Depuis des années et des années, les Unions de Femmes liées aux partis bourgeois comme le FLN, dans lesquelles les staliniens occupent souvent des postes de direction, fêtent cette journée eu nom du progrès social dont nous jouirions, au nom des « conquêtes obtenues » et des lois approuvées au Parlement. Non.pas journée de lutte mais de distractions, soirées dansantes, fêtes d’enfants, projections de films, journée de propagande réformiste. L’ONU elle-même, qui a proclamé 1975 année de la femme, fête le 8 mars avec une démagogie révoltante.
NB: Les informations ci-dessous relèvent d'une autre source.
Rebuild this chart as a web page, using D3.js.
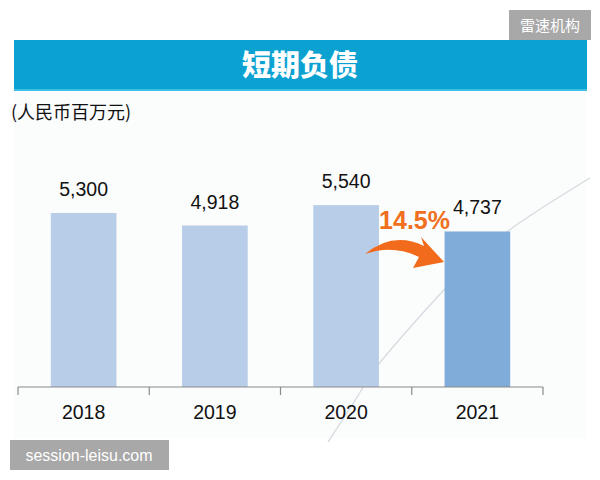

Les féministes de leur côté, célèbrent le 8 mars comme journée, non de la prolétaire, mais de la femme en général, ou mieux de la ménagère. Et pour faire leur cette journée elles doivent en altérer le sens ; c’est ainsi que, selon elles, les femmes luttèrent dans la révolution russe pour le mariage civil, les lois sur l’égalisation des droits des enfants légitimes naturels, sur le divorce, les congés de maternité, sur la libéralisation de la contraception et de l’avortement. Ceci n’est pas vrai ! Affirmer que les femmes russes luttèrent seulement pour cela, revient à ravaler leur lutte au simple niveau de revendications réformistes bourgeoises. Les prolétaires russes ne luttèrent pas seulement contre le mariage religieux ou l’infériorité juridique, mais contre tout l’ordre social existant qui déterminait aussi ces contradictions ; elles ne luttèrent pas seulement pour l’égalité juridique et une série de droits, ou pire, pour un prétendu bien-être social, mais surtout pour contribuer à l’assaut contre le capital international en vue d’un ordre social différent ; et de cela, les plus avancées étaient parfaitement conscientes. C’est pour cela qu’ elles furent capables de supporter de durs sacrifices encore pendant des années, comprenant que ce qu’elles avaient obtenu sur le plan juridique n’avait pas résolu leurs problèmes, qui étaient liés à la structure encore capitaliste (quand elle n’était pas plus arriérée) de la société russe, mais avait simplement mis en évidence les racines de leurs maux.

En souvenir des ouvrières de New York, de Pétrograd et du monde entier, nous célébrons le 8 mars comme journée internationale de la femme prolétaire, journée prolétarienne et communiste.